The hardest part(s) of this is going to be keeping the point lined up, and keeping the shoulders symmetrical.
I posted about this in a Facebook group about knifemaking. I was asking for alternatives to the standard dagger/bevel grind, and I got half a dozen suggestions to "use a bevel jig!", and one fella who just posted a picture of his double bevel grinder.
It seems like there are a lot of knifemakers who spend most of their time building tools, instead of making knives.
Figuring that they didn't know shit, I went looking on my own. Somebody out there must have tried something different from the conventional double-edge dagger, and I found Bo Randall's "Gambler" knife.
If it was good enough for him, I can find a way to make it work.
This was a long process, and there is another sketch that I like better.
One of the things I've decided to do with this hobby is go off in different directions, on purpose.
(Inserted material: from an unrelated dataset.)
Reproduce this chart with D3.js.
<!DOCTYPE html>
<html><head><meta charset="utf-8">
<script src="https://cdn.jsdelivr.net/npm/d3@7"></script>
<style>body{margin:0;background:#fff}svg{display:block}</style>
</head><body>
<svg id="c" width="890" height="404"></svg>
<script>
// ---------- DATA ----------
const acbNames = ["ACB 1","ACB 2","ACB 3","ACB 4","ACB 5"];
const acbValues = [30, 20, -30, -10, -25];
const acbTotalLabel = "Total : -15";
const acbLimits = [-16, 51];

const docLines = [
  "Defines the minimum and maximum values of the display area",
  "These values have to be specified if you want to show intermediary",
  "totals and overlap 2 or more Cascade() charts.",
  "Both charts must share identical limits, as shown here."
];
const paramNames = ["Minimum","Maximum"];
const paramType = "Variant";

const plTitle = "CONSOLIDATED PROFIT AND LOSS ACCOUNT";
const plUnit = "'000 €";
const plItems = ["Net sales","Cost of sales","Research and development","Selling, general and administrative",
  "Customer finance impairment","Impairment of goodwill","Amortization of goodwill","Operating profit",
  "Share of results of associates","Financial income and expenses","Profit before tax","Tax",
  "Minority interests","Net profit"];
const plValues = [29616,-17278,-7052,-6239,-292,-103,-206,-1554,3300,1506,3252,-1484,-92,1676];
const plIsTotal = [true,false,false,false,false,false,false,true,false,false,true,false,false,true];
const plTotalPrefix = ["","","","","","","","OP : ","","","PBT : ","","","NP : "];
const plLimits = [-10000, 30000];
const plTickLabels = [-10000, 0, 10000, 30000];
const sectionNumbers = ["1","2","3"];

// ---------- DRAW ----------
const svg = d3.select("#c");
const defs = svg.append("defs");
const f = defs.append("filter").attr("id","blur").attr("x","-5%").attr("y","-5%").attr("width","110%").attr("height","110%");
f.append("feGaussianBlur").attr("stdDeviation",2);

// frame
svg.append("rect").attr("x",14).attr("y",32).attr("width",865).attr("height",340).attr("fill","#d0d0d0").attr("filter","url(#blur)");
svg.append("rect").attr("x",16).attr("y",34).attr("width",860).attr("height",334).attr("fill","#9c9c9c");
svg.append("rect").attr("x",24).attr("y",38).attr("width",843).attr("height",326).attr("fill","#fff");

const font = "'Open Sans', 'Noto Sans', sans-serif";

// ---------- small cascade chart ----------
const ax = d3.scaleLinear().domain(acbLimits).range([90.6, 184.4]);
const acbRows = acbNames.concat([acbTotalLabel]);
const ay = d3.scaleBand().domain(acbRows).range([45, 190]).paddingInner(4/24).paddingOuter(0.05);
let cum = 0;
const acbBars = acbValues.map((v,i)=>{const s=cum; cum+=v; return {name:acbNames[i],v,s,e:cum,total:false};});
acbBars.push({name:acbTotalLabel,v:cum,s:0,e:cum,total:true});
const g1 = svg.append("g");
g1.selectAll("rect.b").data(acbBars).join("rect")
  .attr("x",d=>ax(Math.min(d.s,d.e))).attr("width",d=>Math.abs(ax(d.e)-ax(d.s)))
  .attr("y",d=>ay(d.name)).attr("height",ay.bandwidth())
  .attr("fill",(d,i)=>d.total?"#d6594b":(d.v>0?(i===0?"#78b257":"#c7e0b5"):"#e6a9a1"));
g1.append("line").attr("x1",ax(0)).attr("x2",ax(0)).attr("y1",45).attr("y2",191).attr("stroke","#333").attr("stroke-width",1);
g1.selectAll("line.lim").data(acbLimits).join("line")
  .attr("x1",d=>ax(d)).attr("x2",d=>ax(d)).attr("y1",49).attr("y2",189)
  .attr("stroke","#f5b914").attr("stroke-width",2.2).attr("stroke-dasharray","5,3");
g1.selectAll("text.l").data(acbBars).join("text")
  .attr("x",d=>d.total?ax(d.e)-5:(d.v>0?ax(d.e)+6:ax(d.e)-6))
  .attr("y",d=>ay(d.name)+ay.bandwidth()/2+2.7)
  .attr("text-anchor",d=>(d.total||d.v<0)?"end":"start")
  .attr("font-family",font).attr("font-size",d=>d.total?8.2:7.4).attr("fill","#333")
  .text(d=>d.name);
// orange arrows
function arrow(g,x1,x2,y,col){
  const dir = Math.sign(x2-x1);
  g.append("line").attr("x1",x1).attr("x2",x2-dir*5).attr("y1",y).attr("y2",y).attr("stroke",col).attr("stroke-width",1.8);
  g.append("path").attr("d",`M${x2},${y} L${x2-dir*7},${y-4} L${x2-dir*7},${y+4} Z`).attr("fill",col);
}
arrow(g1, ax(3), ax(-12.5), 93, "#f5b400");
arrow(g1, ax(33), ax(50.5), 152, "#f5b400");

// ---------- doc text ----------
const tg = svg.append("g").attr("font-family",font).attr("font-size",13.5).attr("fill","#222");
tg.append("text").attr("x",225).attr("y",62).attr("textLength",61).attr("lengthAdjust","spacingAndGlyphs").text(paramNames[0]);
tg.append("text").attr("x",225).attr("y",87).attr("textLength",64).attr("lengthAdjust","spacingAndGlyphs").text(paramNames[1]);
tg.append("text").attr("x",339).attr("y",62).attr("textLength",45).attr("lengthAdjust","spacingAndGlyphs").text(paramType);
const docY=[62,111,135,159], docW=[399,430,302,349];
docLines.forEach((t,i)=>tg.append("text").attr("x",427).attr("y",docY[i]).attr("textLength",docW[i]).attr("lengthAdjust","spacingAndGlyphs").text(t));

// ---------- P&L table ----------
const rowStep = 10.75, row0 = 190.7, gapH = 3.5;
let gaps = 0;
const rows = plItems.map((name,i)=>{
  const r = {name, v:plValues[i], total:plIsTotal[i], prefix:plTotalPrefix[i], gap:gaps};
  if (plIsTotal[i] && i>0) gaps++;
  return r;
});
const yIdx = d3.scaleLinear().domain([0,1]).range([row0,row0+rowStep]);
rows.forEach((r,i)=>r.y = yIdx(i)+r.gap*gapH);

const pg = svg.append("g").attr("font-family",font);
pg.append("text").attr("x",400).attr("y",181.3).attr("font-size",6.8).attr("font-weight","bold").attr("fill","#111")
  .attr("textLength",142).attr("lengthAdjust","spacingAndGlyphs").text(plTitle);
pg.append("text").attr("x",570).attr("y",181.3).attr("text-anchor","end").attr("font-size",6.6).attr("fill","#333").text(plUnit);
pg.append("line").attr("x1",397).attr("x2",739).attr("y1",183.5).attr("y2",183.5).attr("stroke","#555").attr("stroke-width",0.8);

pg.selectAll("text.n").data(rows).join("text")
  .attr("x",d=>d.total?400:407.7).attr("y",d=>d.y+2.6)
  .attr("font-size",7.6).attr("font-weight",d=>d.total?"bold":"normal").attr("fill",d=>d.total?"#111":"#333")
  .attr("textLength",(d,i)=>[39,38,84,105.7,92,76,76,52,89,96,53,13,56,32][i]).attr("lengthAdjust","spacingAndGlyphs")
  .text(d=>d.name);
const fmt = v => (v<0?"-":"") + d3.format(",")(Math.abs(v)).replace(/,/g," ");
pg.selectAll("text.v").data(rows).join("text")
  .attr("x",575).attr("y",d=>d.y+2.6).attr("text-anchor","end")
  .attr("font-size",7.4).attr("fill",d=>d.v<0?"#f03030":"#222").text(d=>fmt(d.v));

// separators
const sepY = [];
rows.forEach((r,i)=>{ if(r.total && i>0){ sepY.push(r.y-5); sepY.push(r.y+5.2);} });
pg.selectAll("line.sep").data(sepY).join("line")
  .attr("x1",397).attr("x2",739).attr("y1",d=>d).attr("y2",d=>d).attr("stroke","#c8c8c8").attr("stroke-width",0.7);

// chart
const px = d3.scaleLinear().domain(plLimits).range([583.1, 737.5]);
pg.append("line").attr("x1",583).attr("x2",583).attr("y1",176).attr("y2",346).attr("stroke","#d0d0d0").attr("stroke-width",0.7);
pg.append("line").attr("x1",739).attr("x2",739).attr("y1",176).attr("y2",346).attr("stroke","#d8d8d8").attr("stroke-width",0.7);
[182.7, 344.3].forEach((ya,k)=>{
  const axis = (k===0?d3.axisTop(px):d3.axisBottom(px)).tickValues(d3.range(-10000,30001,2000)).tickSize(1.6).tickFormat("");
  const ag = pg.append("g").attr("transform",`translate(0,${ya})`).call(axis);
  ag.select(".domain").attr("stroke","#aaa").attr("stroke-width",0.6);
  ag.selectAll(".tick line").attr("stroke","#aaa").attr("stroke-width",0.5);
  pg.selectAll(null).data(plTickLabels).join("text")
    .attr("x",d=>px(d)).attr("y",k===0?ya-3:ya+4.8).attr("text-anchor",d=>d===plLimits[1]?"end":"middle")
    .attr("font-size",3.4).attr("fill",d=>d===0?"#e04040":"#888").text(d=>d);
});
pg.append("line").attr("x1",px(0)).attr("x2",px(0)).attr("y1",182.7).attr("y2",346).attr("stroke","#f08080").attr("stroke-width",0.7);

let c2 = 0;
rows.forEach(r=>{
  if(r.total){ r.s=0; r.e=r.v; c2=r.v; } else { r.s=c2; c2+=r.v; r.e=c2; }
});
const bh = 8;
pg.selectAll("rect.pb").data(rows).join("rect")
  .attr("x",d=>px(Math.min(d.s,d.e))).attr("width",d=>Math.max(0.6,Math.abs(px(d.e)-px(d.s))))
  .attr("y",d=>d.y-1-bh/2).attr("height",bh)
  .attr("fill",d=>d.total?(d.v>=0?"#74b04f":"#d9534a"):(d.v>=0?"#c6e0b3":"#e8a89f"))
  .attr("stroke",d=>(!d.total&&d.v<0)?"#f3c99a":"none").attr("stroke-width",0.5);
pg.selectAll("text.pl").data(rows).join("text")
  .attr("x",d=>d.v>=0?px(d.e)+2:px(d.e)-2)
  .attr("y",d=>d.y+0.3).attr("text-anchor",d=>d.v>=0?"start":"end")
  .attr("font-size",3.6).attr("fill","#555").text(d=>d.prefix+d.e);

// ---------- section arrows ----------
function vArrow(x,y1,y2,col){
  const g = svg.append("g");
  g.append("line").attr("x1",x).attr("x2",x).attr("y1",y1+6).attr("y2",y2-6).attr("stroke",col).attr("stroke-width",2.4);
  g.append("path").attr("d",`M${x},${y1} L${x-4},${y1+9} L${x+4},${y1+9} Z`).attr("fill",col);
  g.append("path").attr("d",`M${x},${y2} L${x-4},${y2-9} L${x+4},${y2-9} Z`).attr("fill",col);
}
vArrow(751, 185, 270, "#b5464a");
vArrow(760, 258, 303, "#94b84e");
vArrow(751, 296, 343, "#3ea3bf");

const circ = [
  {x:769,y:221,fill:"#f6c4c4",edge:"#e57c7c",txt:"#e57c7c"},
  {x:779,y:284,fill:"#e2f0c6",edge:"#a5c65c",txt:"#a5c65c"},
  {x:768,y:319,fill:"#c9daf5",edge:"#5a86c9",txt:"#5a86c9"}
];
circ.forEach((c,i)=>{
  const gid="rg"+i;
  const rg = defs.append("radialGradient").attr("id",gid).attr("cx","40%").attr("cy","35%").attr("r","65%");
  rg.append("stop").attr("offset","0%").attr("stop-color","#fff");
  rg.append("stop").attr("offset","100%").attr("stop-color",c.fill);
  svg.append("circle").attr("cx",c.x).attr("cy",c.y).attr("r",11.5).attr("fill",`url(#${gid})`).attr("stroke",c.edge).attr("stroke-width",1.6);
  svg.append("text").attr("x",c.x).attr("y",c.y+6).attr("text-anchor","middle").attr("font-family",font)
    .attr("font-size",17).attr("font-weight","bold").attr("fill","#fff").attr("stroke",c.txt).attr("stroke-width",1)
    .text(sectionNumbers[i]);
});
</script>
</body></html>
Some of it is because of what I like, but a lot of it is because of stuff that I either don't like doing, or don't have the equipment to do efficiently. So this is going to be the only time I do one that looks like this. It looks cool, but there are other ways to get to the same result, and there are dozens of companies cranking out stuff that "looks cool" every day, for prices that I can never hope to match.
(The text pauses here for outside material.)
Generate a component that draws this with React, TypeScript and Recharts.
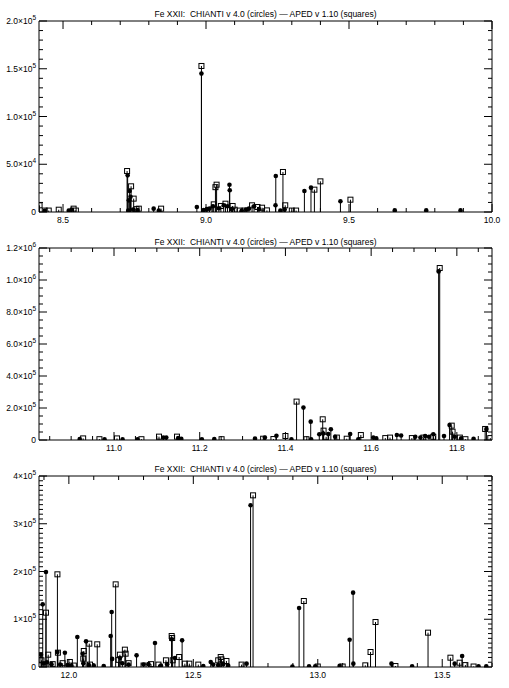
import React from 'react';
import { ScatterChart, Scatter, XAxis, YAxis, ErrorBar } from 'recharts';

const FONT = '"Liberation Sans", Arial, Helvetica, sans-serif';
const TITLE = 'Fe XXII:  CHIANTI v 4.0 (circles) — APED v 1.10 (squares)';

// ---------- Panel 1 (8.42 - 10.0 Å) ----------
const p1ChiantiWave = [8.436, 8.52, 8.53, 8.726, 8.728, 8.73, 8.733, 8.736, 8.745, 8.76, 8.817, 8.835, 8.968, 8.984, 8.992, 9.003, 9.012, 9.024, 9.045, 9.062, 9.075, 9.082, 9.083, 9.09, 9.125, 9.14, 9.15, 9.168, 9.185, 9.244, 9.243, 9.26, 9.275, 9.344, 9.367, 9.47, 9.66, 9.77, 9.89];
const p1ChiantiFlux = [1200, 1500, 2500, 38400, 1500, 12200, 22000, 16000, 2500, 2000, 3500, 1500, 5200, 144900, 2000, 3000, 3500, 6000, 4000, 7000, 6000, 28600, 22700, 3000, 1500, 2500, 3500, 6000, 3000, 37700, 7000, 1500, 2500, 22000, 25500, 11200, 1700, 1700, 1700];
const p1ApedWave = [8.418, 8.436, 8.45, 8.485, 8.537, 8.545, 8.724, 8.738, 8.747, 8.757, 8.765, 8.843, 8.984, 9.012, 9.027, 9.033, 9.037, 9.052, 9.068, 9.093, 9.1, 9.118, 9.135, 9.161, 9.18, 9.196, 9.213, 9.269, 9.277, 9.3, 9.315, 9.379, 9.4, 9.505];
const p1ApedFlux = [7000, 1500, 1500, 2400, 3500, 1500, 42900, 26900, 14000, 3000, 3500, 3500, 152900, 2000, 8000, 26000, 28600, 6300, 8700, 6300, 2400, 1500, 1500, 7000, 5200, 4500, 1700, 41900, 7000, 1500, 1500, 23400, 32100, 12900];
const p1XDomain = [8.416, 10.0];
const p1XMajor = [8.5, 9.0, 9.5, 10.0];
const p1XLabels = ['8.5', '9.0', '9.5', '10.0'];
const p1XTicks = [8.5, 8.6, 8.7, 8.8, 8.9, 9.0, 9.1, 9.2, 9.3, 9.4, 9.5, 9.6, 9.7, 9.8, 9.9, 10.0];
const p1YDomain = [0, 200000];
const p1YMajor = [0, 50000, 100000, 150000, 200000];
const p1YLabels = ['0', '5.0×10^4', '1.0×10^5', '1.5×10^5', '2.0×10^5'];
const p1YTicks = [0, 10000, 20000, 30000, 40000, 50000, 60000, 70000, 80000, 90000, 100000, 110000, 120000, 130000, 140000, 150000, 160000, 170000, 180000, 190000, 200000];

// ---------- Panel 2 (10.83 - 11.88 Å) ----------
const p2ChiantiWave = [10.92, 10.978, 11.02, 11.055, 11.115, 11.122, 11.15, 11.157, 11.205, 11.234, 11.329, 11.352, 11.379, 11.414, 11.442, 11.459, 11.46, 11.479, 11.488, 11.5, 11.506, 11.516, 11.551, 11.57, 11.605, 11.612, 11.66, 11.67, 11.703, 11.715, 11.726, 11.735, 11.745, 11.7575, 11.77, 11.783, 11.795, 11.81, 11.839, 11.869];
const p2ChiantiFlux = [6000, 5000, 5000, 4000, 15000, 15000, 12000, 8000, 4000, 6000, 9000, 15000, 27000, 5000, 202400, 114800, 4000, 35500, 40000, 37600, 66800, 20000, 37600, 5000, 15000, 10000, 31000, 28000, 20000, 15000, 25000, 20000, 35500, 1053900, 25000, 93900, 20000, 10000, 8000, 68900];
const p2ApedWave = [10.928, 10.966, 11.007, 11.064, 11.105, 11.147, 11.251, 11.348, 11.372, 11.4, 11.426, 11.449, 11.487, 11.489, 11.495, 11.52, 11.543, 11.576, 11.633, 11.644, 11.695, 11.722, 11.745, 11.76, 11.788, 11.79, 11.807, 11.82, 11.866, 11.878];
const p2ApedFlux = [10000, 5000, 10000, 5000, 21000, 21000, 5000, 8000, 6000, 25000, 240000, 5000, 129400, 58400, 20000, 15000, 8000, 31000, 12000, 15000, 12000, 15000, 20000, 1074800, 89700, 52000, 15000, 5000, 68900, 12000];
const p2XDomain = [10.825, 11.882];
const p2XMajor = [11.0, 11.2, 11.4, 11.6, 11.8];
const p2XLabels = ['11.0', '11.2', '11.4', '11.6', '11.8'];
const p2XTicks = [10.85, 10.9, 10.95, 11.0, 11.05, 11.1, 11.15, 11.2, 11.25, 11.3, 11.35, 11.4, 11.45, 11.5, 11.55, 11.6, 11.65, 11.7, 11.75, 11.8, 11.85];
const p2YDomain = [0, 1200000];
const p2YMajor = [0, 200000, 400000, 600000, 800000, 1000000, 1200000];
const p2YLabels = ['0', '2.0×10^5', '4.0×10^5', '6.0×10^5', '8.0×10^5', '1.0×10^6', '1.2×10^6'];
const p2YTicks = [0, 50000, 100000, 150000, 200000, 250000, 300000, 350000, 400000, 450000, 500000, 550000, 600000, 650000, 700000, 750000, 800000, 850000, 900000, 950000, 1000000, 1050000, 1100000, 1150000, 1200000];

// ---------- Panel 3 (11.88 - 13.70 Å) ----------
const p3ChiantiWave = [11.888, 11.895, 11.9, 11.908, 11.912, 11.93, 11.954, 11.965, 11.984, 11.995, 12.01, 12.034, 12.055, 12.058, 12.069, 12.08, 12.1, 12.14, 12.168, 12.172, 12.174, 12.205, 12.215, 12.24, 12.272, 12.3, 12.32, 12.346, 12.37, 12.395, 12.413, 12.426, 12.455, 12.54, 12.57, 12.58, 12.6, 12.62, 12.64, 12.714, 12.73, 12.898, 12.925, 12.965, 12.99, 13.088, 13.128, 13.142, 13.143, 13.296, 13.379, 13.55, 13.58, 13.646, 13.677];
const p3ChiantiFlux = [25800, 131200, 8000, 198900, 10000, 6000, 31400, 5000, 30000, 4000, 3000, 62800, 27900, 8000, 53700, 4000, 3000, 2000, 64900, 115200, 17000, 18800, 8000, 5000, 24400, 5000, 6000, 50300, 3000, 6000, 58000, 18800, 55800, 2000, 10500, 5000, 4000, 6000, 3000, 7000, 338600, 1000, 123600, 1500, 1500, 2500, 57200, 155700, 7000, 7000, 1500, 7000, 23000, 1500, 1500];
const p3ApedWave = [11.89, 11.908, 11.917, 11.935, 11.954, 11.956, 11.975, 12.004, 12.02, 12.06, 12.058, 12.082, 12.085, 12.114, 12.188, 12.2, 12.205, 12.225, 12.228, 12.24, 12.3, 12.33, 12.36, 12.39, 12.413, 12.415, 12.417, 12.443, 12.466, 12.484, 12.52, 12.6, 12.61, 12.613, 12.633, 12.694, 12.74, 12.944, 13.0, 13.1, 13.191, 13.212, 13.232, 13.312, 13.443, 13.533, 13.57, 13.593, 13.626];
const p3ApedFlux = [14000, 113800, 25800, 6000, 194100, 30000, 8000, 10500, 3000, 33500, 17500, 48900, 5000, 47500, 173100, 15000, 25800, 36300, 27900, 8000, 3000, 6000, 5000, 14000, 64900, 60700, 14000, 20900, 7000, 7000, 5000, 14000, 20900, 16000, 12600, 5000, 359500, 138200, 1000, 1000, 3500, 31400, 94200, 2000, 71900, 19500, 9000, 4000, 1000];
const p3XDomain = [11.88, 13.7];
const p3XMajor = [12.0, 12.5, 13.0, 13.5];
const p3XLabels = ['12.0', '12.5', '13.0', '13.5'];
const p3XTicks = [11.9, 12.0, 12.1, 12.2, 12.3, 12.4, 12.5, 12.6, 12.7, 12.8, 12.9, 13.0, 13.1, 13.2, 13.3, 13.4, 13.5, 13.6, 13.7];
const p3YDomain = [0, 400000];
const p3YMajor = [0, 100000, 200000, 300000, 400000];
const p3YLabels = ['0', '1×10^5', '2×10^5', '3×10^5', '4×10^5'];
const p3YTicks = [0, 10000, 20000, 30000, 40000, 50000, 60000, 70000, 80000, 90000, 100000, 110000, 120000, 130000, 140000, 150000, 160000, 170000, 180000, 190000, 200000, 210000, 220000, 230000, 240000, 250000, 260000, 270000, 280000, 290000, 300000, 310000, 320000, 330000, 340000, 350000, 360000, 370000, 380000, 390000, 400000];

const zip = (w: number[], v: number[]) => w.map((x, i) => ({ w: x, v: v[i] }));

const SquareMark = (props: any) => {
  const { cx, cy } = props;
  if (cx == null || cy == null) return <g />;
  return <rect x={cx - 2.5} y={cy - 2.5} width={5} height={5} fill="none" stroke="#000" strokeWidth={1} />;
};
const DotMark = (props: any) => {
  const { cx, cy } = props;
  if (cx == null || cy == null) return <g />;
  return <circle cx={cx} cy={cy} r={2.3} fill="#000" stroke="none" />;
};

const renderLabel = (s: string, x: number, y: number, anchor: string) => {
  const parts = s.split('^');
  return (
    <text x={x} y={y} textAnchor={anchor} fontSize={8.5} fontFamily={FONT} fill="#000">
      {parts[0]}
      {parts.length > 1 && (
        <tspan dy={-4} fontSize={6.5}>
          {parts[1]}
        </tspan>
      )}
    </text>
  );
};

const makeXTick = (majors: number[], labels: string[], side: 'bottom' | 'top') => (p: any) => {
  const { x, y, payload } = p;
  const i = majors.indexOf(payload.value);
  const len = i >= 0 ? 8 : 4;
  const dir = side === 'bottom' ? -1 : 1;
  return (
    <g>
      <line x1={x} x2={x} y1={y} y2={y + dir * len} stroke="#000" strokeWidth={1} />
      {side === 'bottom' && i >= 0 && renderLabel(labels[i], x, y + 11, 'middle')}
    </g>
  );
};

const makeYTick = (majors: number[], labels: string[], side: 'left' | 'right') => (p: any) => {
  const { x, y, payload } = p;
  const i = majors.indexOf(payload.value);
  const len = i >= 0 ? 8 : 4;
  const dir = side === 'left' ? 1 : -1;
  return (
    <g>
      <line x1={x} x2={x + dir * len} y1={y} y2={y} stroke="#000" strokeWidth={1} />
      {side === 'left' && i >= 0 && renderLabel(labels[i], x - 3, y + 3, 'end')}
    </g>
  );
};

type PanelProps = {
  top: number;
  height: number;
  mTop: number;
  mBottom: number;
  titleY: number;
  chianti: { w: number; v: number }[];
  aped: { w: number; v: number }[];
  xDomain: number[];
  xMajor: number[];
  xLabels: string[];
  xTicks: number[];
  yDomain: number[];
  yMajor: number[];
  yLabels: string[];
  yTicks: number[];
};

const Panel = (pp: PanelProps) => {
  const axisLine = { stroke: '#000', strokeWidth: 1 };
  return (
    <div style={{ position: 'absolute', left: 0, top: pp.top, width: 509, height: pp.height }}>
      <div
        style={{
          position: 'absolute',
          left: 39,
          width: 453,
          top: pp.titleY - 6,
          lineHeight: '11px',
          fontSize: 8.5,
          fontFamily: FONT,
          textAlign: 'center',
          whiteSpace: 'pre',
          color: '#000',
        }}
      >
        {TITLE}
      </div>
      <ScatterChart
        width={509}
        height={pp.height}
        margin={{ top: pp.mTop, bottom: pp.mBottom, left: 9, right: 7 }}
      >
        <XAxis
          xAxisId="b"
          dataKey="w"
          type="number"
          orientation="bottom"
          domain={pp.xDomain}
          allowDataOverflow
          ticks={pp.xTicks}
          interval={0}
          tickSize={0}
          tickMargin={0}
          tickLine={false}
          axisLine={axisLine}
          height={10}
          tick={makeXTick(pp.xMajor, pp.xLabels, 'bottom')}
        />
        <XAxis
          xAxisId="t"
          dataKey="w"
          type="number"
          orientation="top"
          domain={pp.xDomain}
          allowDataOverflow
          ticks={pp.xTicks}
          interval={0}
          tickSize={0}
          tickMargin={0}
          tickLine={false}
          axisLine={axisLine}
          height={5}
          tick={makeXTick(pp.xMajor, pp.xLabels, 'top')}
        />
        <YAxis
          yAxisId="l"
          dataKey="v"
          type="number"
          orientation="left"
          domain={pp.yDomain}
          allowDataOverflow
          ticks={pp.yTicks}
          interval={0}
          tickSize={0}
          tickMargin={0}
          tickLine={false}
          axisLine={axisLine}
          width={30}
          tick={makeYTick(pp.yMajor, pp.yLabels, 'left')}
        />
        <YAxis
          yAxisId="r"
          dataKey="v"
          type="number"
          orientation="right"
          domain={pp.yDomain}
          allowDataOverflow
          ticks={pp.yTicks}
          interval={0}
          tickSize={0}
          tickMargin={0}
          tickLine={false}
          axisLine={axisLine}
          width={10}
          tick={makeYTick(pp.yMajor, pp.yLabels, 'right')}
        />
        <Scatter
          name="APED v 1.10"
          data={pp.aped}
          xAxisId="b"
          yAxisId="l"
          isAnimationActive={false}
          shape={SquareMark}
        >
          <ErrorBar
            dataKey={(d: any) => [d.v, 0]}
            direction="y"
            width={0}
            stroke="#000"
            strokeWidth={1}
            isAnimationActive={false}
          />
        </Scatter>
        <Scatter
          name="CHIANTI v 4.0"
          data={pp.chianti}
          xAxisId="b"
          yAxisId="l"
          isAnimationActive={false}
          shape={DotMark}
        >
          <ErrorBar
            dataKey={(d: any) => [d.v, 0]}
            direction="y"
            width={0}
            stroke="#000"
            strokeWidth={1}
            isAnimationActive={false}
          />
        </Scatter>
        {/* keep the mirror axes bound to data */}
        <Scatter data={[]} xAxisId="t" yAxisId="r" isAnimationActive={false} />
      </ScatterChart>
    </div>
  );
}

export default function App() {
  return (
    <div style={{ position: 'absolute', left: 0, top: 0, width: 509, height: 688, background: '#fff' }}>
      <Panel
        top={0}
        height={229}
        mTop={16}
        mBottom={7}
        titleY={15}
        chianti={zip(p1ChiantiWave, p1ChiantiFlux)}
        aped={zip(p1ApedWave, p1ApedFlux)}
        xDomain={p1XDomain}
        xMajor={p1XMajor}
        xLabels={p1XLabels}
        xTicks={p1XTicks}
        yDomain={p1YDomain}
        yMajor={p1YMajor}
        yLabels={p1YLabels}
        yTicks={p1YTicks}
      />
      <Panel
        top={229}
        height={229}
        mTop={14}
        mBottom={8}
        titleY={14}
        chianti={zip(p2ChiantiWave, p2ChiantiFlux)}
        aped={zip(p2ApedWave, p2ApedFlux)}
        xDomain={p2XDomain}
        xMajor={p2XMajor}
        xLabels={p2XLabels}
        xTicks={p2XTicks}
        yDomain={p2YDomain}
        yMajor={p2YMajor}
        yLabels={p2YLabels}
        yTicks={p2YTicks}
      />
      <Panel
        top={458}
        height={230}
        mTop={13}
        mBottom={11}
        titleY={12}
        chianti={zip(p3ChiantiWave, p3ChiantiFlux)}
        aped={zip(p3ApedWave, p3ApedFlux)}
        xDomain={p3XDomain}
        xMajor={p3XMajor}
        xLabels={p3XLabels}
        xTicks={p3XTicks}
        yDomain={p3YDomain}
        yMajor={p3YMajor}
        yLabels={p3YLabels}
        yTicks={p3YTicks}
      />
    </div>
  );
}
I'm not sure if that's a classic dagger shape or whatever, but I kinda like that it's all 'fat' on both sides. It kinda makes me think of an old Native American stone knife with the shape. So that's kinda neat.
Full emergency power to the engines. Ram the Blade Ship.
I guess when most people think of the "classic" dagger shape, they're thinking of the Fairbairn-Sykes dagger from WWII.
I read a lot about the F/S dagger, and I forgot most of it. There were some concerns about the relatively fine tip on the F/S. I don't know if any ever broke, but it was enough motivation for Mr. Fairbairn to collaborate with Rex Applegate on a second version, with more steel at the tip.
Just the tip, though.
This second version is what I was aiming for, in a general kind of way.